List of Geniuses - Philosophy

Philosophy

Various philosophers have proposed definitions of what genius is and what that implies in the context of their philosophical theories.

In the philosophy of David Hume, the way society perceives genius is similar to the way society perceives the ignorant. Hume states that a person with the characteristics of a genius is looked at as a person disconnected from society, as well as a person who works remotely, at a distance, away from the rest of the world. "On the other hand, the mere ignorant is still more despised; nor is any thing deemed a surer sign of an illiberal genius in an age and nation where the sciences flourish, than to be entirely destitute of all relish for those noble entertainments. The most perfect character is supposed to lie between those extremes; retaining an equal ability and taste for books, company, and business; preserving in conversation that discernment and delicacy which arise from polite letters; and in business, that probity and accuracy which are the natural result of a just philosophy."

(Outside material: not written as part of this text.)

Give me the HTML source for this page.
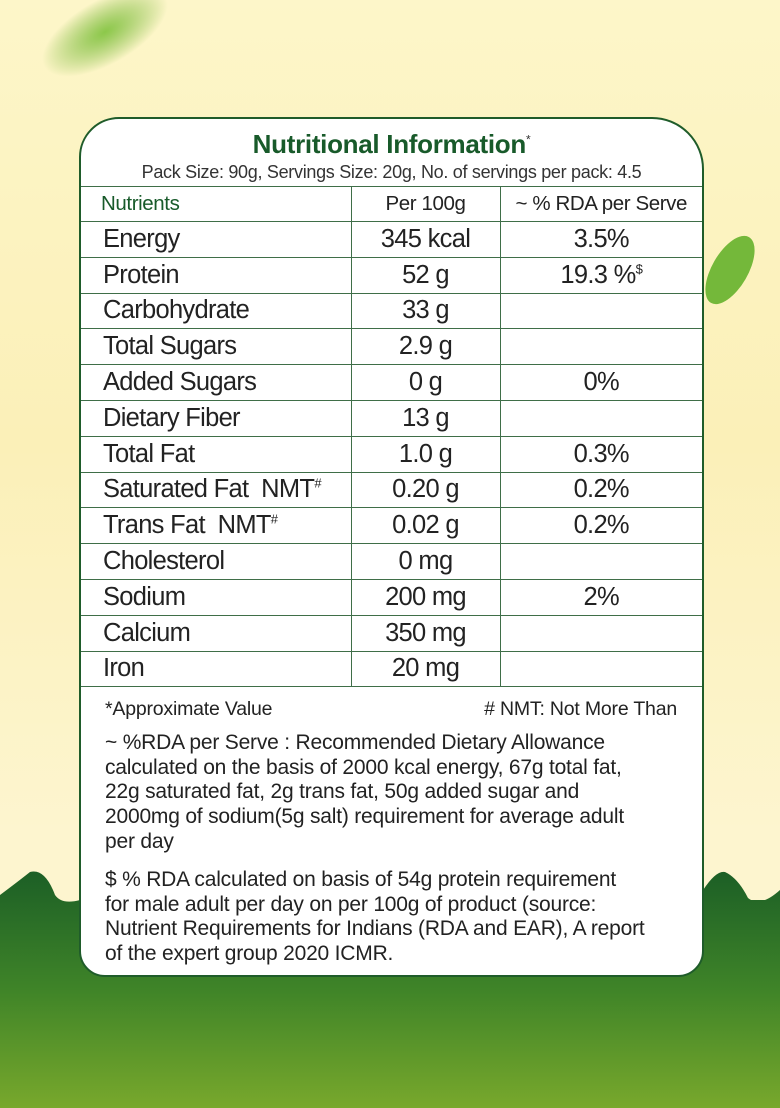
<!DOCTYPE html>
<html><head><meta charset="utf-8"><style>
*{margin:0;padding:0;box-sizing:border-box}
body{width:780px;height:1108px;overflow:hidden;position:relative;background:linear-gradient(180deg,#fdf6c9 0%,#fbf0b8 40%,#fdf5cf 75%);font-family:"Liberation Sans",sans-serif;color:#1e1e1e}
.bg{position:absolute;left:0;top:0}
.card{position:absolute;left:79px;top:117px;width:625px;height:860px;background:#fff;border:2px solid #1f5c2a;border-radius:40px 52px 26px 26px}
h1{position:absolute;left:0;width:100%;top:10px;text-align:center;font-size:26px;color:#185a2a;font-weight:bold;letter-spacing:-0.3px}
h1 sup{font-size:12px;font-weight:normal;color:#333}
.pack{position:absolute;left:0;width:100%;top:43px;text-align:center;font-size:18px;color:#333;letter-spacing:-0.3px}
table{position:absolute;left:0;top:67px;width:621px;border-collapse:collapse}
td{border-top:1.5px solid #3f6e48;height:35.8px;font-size:25.5px;letter-spacing:-0.7px;padding:0;color:#222;white-space:nowrap}
tr:last-child td{border-bottom:1.5px solid #3f6e48}
td:nth-child(2){border-left:1.5px solid #3f6e48;border-right:1.5px solid #3f6e48;text-align:center;width:149px}
td:nth-child(3){text-align:center;width:202px}
td:first-child{padding-left:22px}
tr.h td{height:35px;font-size:20.5px;letter-spacing:-0.4px}
tr.h td:first-child{color:#185a2a;padding-left:20px}
sup{font-size:13px}
.notes{position:absolute;left:24px;top:578px;width:580px;font-size:21px;line-height:24.8px;letter-spacing:-0.2px;color:#222;white-space:nowrap}
.top{display:flex;justify-content:space-between;width:572px;font-size:19.5px}
</style></head><body>
<svg class="bg" width="780" height="1108">
<defs><linearGradient id="g" x1="0" y1="0" x2="0" y2="1"><stop offset="0" stop-color="#1c5f26"/><stop offset="0.5" stop-color="#3f8428"/><stop offset="1" stop-color="#78a82c"/></linearGradient>
<radialGradient id="l" cx="0.5" cy="0.5" r="0.5"><stop offset="0" stop-color="#8cc84a"/><stop offset="1" stop-color="#6cb030" stop-opacity="0"/></radialGradient></defs>
<path d="M0,895 Q20,880 30,872 Q45,868 55,895 Q62,905 80,900 L780,900 L780,1108 L0,1108Z" fill="url(#g)"/>
<path d="M700,895 Q715,870 725,872 Q738,878 748,898 Q760,908 780,890 L780,1108 L700,1108Z" fill="url(#g)"/>
<ellipse cx="105" cy="32" rx="70" ry="32" transform="rotate(-30 105 32)" fill="url(#l)"/>
<ellipse cx="730" cy="270" rx="18" ry="38" transform="rotate(30 730 270)" fill="#74b83a"/>
</svg>
<div class="card">
<h1>Nutritional Information<sup>*</sup></h1>
<div class="pack">Pack Size: 90g, Servings Size: 20g, No. of servings per pack: 4.5</div>
<table>
<tr class="h"><td>Nutrients</td><td>Per 100g</td><td>~ % RDA per Serve</td></tr>
<tr><td>Energy</td><td>345 kcal</td><td>3.5%</td></tr>
<tr><td>Protein</td><td>52 g</td><td>19.3 %<sup>$</sup></td></tr>
<tr><td>Carbohydrate</td><td>33 g</td><td></td></tr>
<tr><td>Total Sugars</td><td>2.9 g</td><td></td></tr>
<tr><td>Added Sugars</td><td>0 g</td><td>0%</td></tr>
<tr><td>Dietary Fiber</td><td>13 g</td><td></td></tr>
<tr><td>Total Fat</td><td>1.0 g</td><td>0.3%</td></tr>
<tr><td>Saturated Fat&nbsp; NMT<sup>#</sup></td><td>0.20 g</td><td>0.2%</td></tr>
<tr><td>Trans Fat&nbsp; NMT<sup>#</sup></td><td>0.02 g</td><td>0.2%</td></tr>
<tr><td>Cholesterol</td><td>0 mg</td><td></td></tr>
<tr><td>Sodium</td><td>200 mg</td><td>2%</td></tr>
<tr><td>Calcium</td><td>350 mg</td><td></td></tr>
<tr><td>Iron</td><td>20 mg</td><td></td></tr>
</table>
<div class="notes">
<div class="top"><span>*Approximate Value</span><span># NMT: Not More Than</span></div>
<div style="margin-top:9px">~ %RDA per Serve : Recommended Dietary Allowance<br>calculated on the basis of 2000 kcal energy, 67g total fat,<br>22g saturated fat, 2g trans fat, 50g added sugar and<br>2000mg of sodium(5g salt) requirement for average adult<br>per day</div>
<div style="margin-top:13px">$ % RDA calculated on basis of 54g protein requirement<br>for male adult per day on per 100g of product (source:<br>Nutrient Requirements for Indians (RDA and EAR), A report<br>of the expert group 2020 ICMR.</div>
</div>
</div>
</body></html>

In the philosophy of Immanuel Kant, genius is the ability to independently arrive at and understand concepts that would normally have to be taught by another person. For Kant, originality was the essential character of genius. This genius is a talent for producing ideas which can be described as non-imitative. Kant's discussion of the characteristics of genius is largely contained within the Critique of Judgement and was well received by the Romantics of the early 19th century. In addition, much of Schopenhauer's theory of genius, particularly regarding talent and the "disinterestedness" (i.e. "free play") of aesthetic contemplation, is directly derived from paragraphs of Part I of Kant's Critique of Judgment.

Genius is a talent for producing something for which no determinate rule can be given, not a predisposition consisting of a skill for something that can be learned by following some rule or other.

In the philosophy of Arthur Schopenhauer, a genius is someone in whom intellect predominates over "will" much more than within the average person. In Schopenhauer's aesthetics, this predominance of the intellect over the will allows the genius to create artistic or academic works that are objects of pure, disinterested contemplation, the chief criterion of the aesthetic experience for Schopenhauer. Their remoteness from mundane concerns means that Schopenhauer's geniuses often display maladaptive traits in more mundane concerns; in Schopenhauer's words, they fall into the mire while gazing at the stars, an allusion to Plato's dialogue Theætetus, in which Socrates tells of Thales (the first philosopher) being ridiculed for falling in such circumstances.

Talent hits a target no one else can hit; Genius hits a target no one else can see.

In the philosophy of Kierkegaard, genius is contrasted with an apostle; although both types of men are similar, the apostle speaks with authority, whereas the genius does not. In his work, The Difference Between a Genius and an Apostle, published in 1849 as one part of the Two Minor Ethical-Religious Essays, Kierkegaard writes: "A genius and an apostle are qualitatively different. All thought breathes in immanence, whereas faith and the paradox are a qualitative sphere unto themselves. Genius is immediateness. Genius is born. An apostle is not born: an apostle is a man called and appointed by God, receiving a mission from him. Authority is the decisive quality."

In the philosophy of Nietzsche, genius is merely the context which leads us to consider someone a genius. In Twilight of the Idols, Nietzsche writes, "Great men, like great epochs, are explosive material in whom tremendous energy has been accumulated; their prerequisite has always been, historically and physiologically, that a protracted assembling, accumulating, economizing and preserving has preceded them – that there has been no explosion for a long time." In this way, Nietzsche follows in the line of German Idealism.

In the philosophy of Bertrand Russell, genius entails that an individual possesses unique qualities and talents that make the genius especially valuable to the society in which he or she operates. However, Russell's philosophy further maintains that it's possible for such a genius to be crushed by an unsympathetic environment during his or her youth. Russell rejected the notion he believed was popular during his lifetime that, "genius will out."